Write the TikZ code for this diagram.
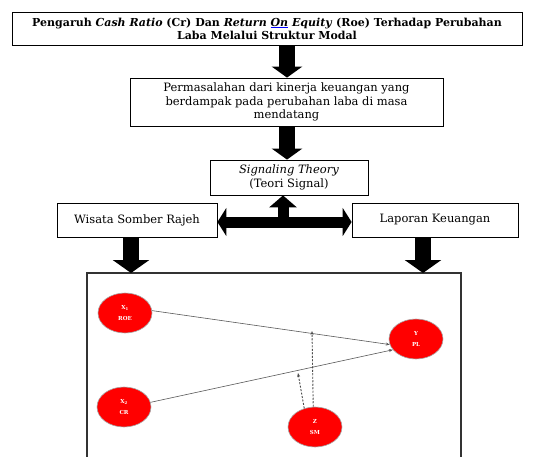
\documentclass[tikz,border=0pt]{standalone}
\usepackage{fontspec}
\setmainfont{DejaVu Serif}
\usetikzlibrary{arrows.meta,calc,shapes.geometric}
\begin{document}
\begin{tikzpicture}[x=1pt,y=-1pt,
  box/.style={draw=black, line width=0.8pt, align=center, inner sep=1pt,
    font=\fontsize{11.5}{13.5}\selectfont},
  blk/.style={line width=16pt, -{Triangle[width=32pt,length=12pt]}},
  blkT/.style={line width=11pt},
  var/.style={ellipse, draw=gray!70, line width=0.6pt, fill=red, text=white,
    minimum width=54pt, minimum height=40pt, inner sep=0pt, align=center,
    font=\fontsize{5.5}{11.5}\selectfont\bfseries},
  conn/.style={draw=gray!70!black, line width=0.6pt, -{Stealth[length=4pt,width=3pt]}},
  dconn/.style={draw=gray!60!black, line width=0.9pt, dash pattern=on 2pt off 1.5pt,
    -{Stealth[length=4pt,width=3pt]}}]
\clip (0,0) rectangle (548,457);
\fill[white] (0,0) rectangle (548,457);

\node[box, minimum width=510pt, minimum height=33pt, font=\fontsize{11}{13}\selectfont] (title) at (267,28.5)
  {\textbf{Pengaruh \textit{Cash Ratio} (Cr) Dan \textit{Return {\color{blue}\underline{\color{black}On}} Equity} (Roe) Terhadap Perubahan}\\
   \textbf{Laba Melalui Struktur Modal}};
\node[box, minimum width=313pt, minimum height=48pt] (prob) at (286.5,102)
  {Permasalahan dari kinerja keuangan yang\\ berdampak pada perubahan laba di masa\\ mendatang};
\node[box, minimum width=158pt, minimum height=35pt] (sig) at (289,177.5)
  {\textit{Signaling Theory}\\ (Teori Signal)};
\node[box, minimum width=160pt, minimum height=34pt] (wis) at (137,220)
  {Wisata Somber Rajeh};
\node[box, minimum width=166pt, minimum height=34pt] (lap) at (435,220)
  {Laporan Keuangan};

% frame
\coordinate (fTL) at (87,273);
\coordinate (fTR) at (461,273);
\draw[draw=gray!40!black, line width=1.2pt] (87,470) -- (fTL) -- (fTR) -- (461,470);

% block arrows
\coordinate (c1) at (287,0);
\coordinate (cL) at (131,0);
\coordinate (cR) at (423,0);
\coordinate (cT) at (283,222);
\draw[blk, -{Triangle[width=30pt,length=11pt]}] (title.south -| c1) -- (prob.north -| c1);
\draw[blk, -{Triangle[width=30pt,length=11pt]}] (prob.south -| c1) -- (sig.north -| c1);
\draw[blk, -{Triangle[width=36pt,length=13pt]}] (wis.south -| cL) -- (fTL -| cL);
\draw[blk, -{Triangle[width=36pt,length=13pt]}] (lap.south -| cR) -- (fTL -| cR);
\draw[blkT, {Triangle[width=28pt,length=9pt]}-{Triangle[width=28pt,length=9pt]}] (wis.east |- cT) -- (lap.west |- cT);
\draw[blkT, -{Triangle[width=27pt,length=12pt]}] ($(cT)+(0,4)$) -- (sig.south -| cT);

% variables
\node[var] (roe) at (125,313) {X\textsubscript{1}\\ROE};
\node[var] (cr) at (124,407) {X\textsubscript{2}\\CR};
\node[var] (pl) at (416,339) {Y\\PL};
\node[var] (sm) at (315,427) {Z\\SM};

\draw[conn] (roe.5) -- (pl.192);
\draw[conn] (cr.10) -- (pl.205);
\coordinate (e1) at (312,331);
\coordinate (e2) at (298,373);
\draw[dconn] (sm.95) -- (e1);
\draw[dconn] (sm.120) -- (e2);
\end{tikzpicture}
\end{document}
++++++++
*Written task*: Write out the material above again, word for word, minus its pictures.

*Exercise output*:
Write the TikZ code for this diagram.
\documentclass[tikz,border=0pt]{standalone}
\usepackage{fontspec}
\setmainfont{DejaVu Serif}
\usetikzlibrary{arrows.meta,calc,shapes.geometric}
\begin{document}
\begin{tikzpicture}[x=1pt,y=-1pt,
  box/.style={draw=black, line width=0.8pt, align=center, inner sep=1pt,
    font=\fontsize{11.5}{13.5}\selectfont},
  blk/.style={line width=16pt, -{Triangle[width=32pt,length=12pt]}},
  blkT/.style={line width=11pt},
  var/.style={ellipse, draw=gray!70, line width=0.6pt, fill=red, text=white,
    minimum width=54pt, minimum height=40pt, inner sep=0pt, align=center,
    font=\fontsize{5.5}{11.5}\selectfont\bfseries},
  conn/.style={draw=gray!70!black, line width=0.6pt, -{Stealth[length=4pt,width=3pt]}},
  dconn/.style={draw=gray!60!black, line width=0.9pt, dash pattern=on 2pt off 1.5pt,
    -{Stealth[length=4pt,width=3pt]}}]
\clip (0,0) rectangle (548,457);
\fill[white] (0,0) rectangle (548,457);

\node[box, minimum width=510pt, minimum height=33pt, font=\fontsize{11}{13}\selectfont] (title) at (267,28.5)
  {\textbf{Pengaruh \textit{Cash Ratio} (Cr) Dan \textit{Return {\color{blue}\underline{\color{black}On}} Equity} (Roe) Terhadap Perubahan}\\
   \textbf{Laba Melalui Struktur Modal}};
\node[box, minimum width=313pt, minimum height=48pt] (prob) at (286.5,102)
  {Permasalahan dari kinerja keuangan yang\\ berdampak pada perubahan laba di masa\\ mendatang};
\node[box, minimum width=158pt, minimum height=35pt] (sig) at (289,177.5)
  {\textit{Signaling Theory}\\ (Teori Signal)};
\node[box, minimum width=160pt, minimum height=34pt] (wis) at (137,220)
  {Wisata Somber Rajeh};
\node[box, minimum width=166pt, minimum height=34pt] (lap) at (435,220)
  {Laporan Keuangan};

% frame
\coordinate (fTL) at (87,273);
\coordinate (fTR) at (461,273);
\draw[draw=gray!40!black, line width=1.2pt] (87,470) -- (fTL) -- (fTR) -- (461,470);

% block arrows
\coordinate (c1) at (287,0);
\coordinate (cL) at (131,0);
\coordinate (cR) at (423,0);
\coordinate (cT) at (283,222);
\draw[blk, -{Triangle[width=30pt,length=11pt]}] (title.south -| c1) -- (prob.north -| c1);
\draw[blk, -{Triangle[width=30pt,length=11pt]}] (prob.south -| c1) -- (sig.north -| c1);
\draw[blk, -{Triangle[width=36pt,length=13pt]}] (wis.south -| cL) -- (fTL -| cL);
\draw[blk, -{Triangle[width=36pt,length=13pt]}] (lap.south -| cR) -- (fTL -| cR);
\draw[blkT, {Triangle[width=28pt,length=9pt]}-{Triangle[width=28pt,length=9pt]}] (wis.east |- cT) -- (lap.west |- cT);
\draw[blkT, -{Triangle[width=27pt,length=12pt]}] ($(cT)+(0,4)$) -- (sig.south -| cT);

% variables
\node[var] (roe) at (125,313) {X\textsubscript{1}\\ROE};
\node[var] (cr) at (124,407) {X\textsubscript{2}\\CR};
\node[var] (pl) at (416,339) {Y\\PL};
\node[var] (sm) at (315,427) {Z\\SM};

\draw[conn] (roe.5) -- (pl.192);
\draw[conn] (cr.10) -- (pl.205);
\coordinate (e1) at (312,331);
\coordinate (e2) at (298,373);
\draw[dconn] (sm.95) -- (e1);
\draw[dconn] (sm.120) -- (e2);
\end{tikzpicture}
\end{document}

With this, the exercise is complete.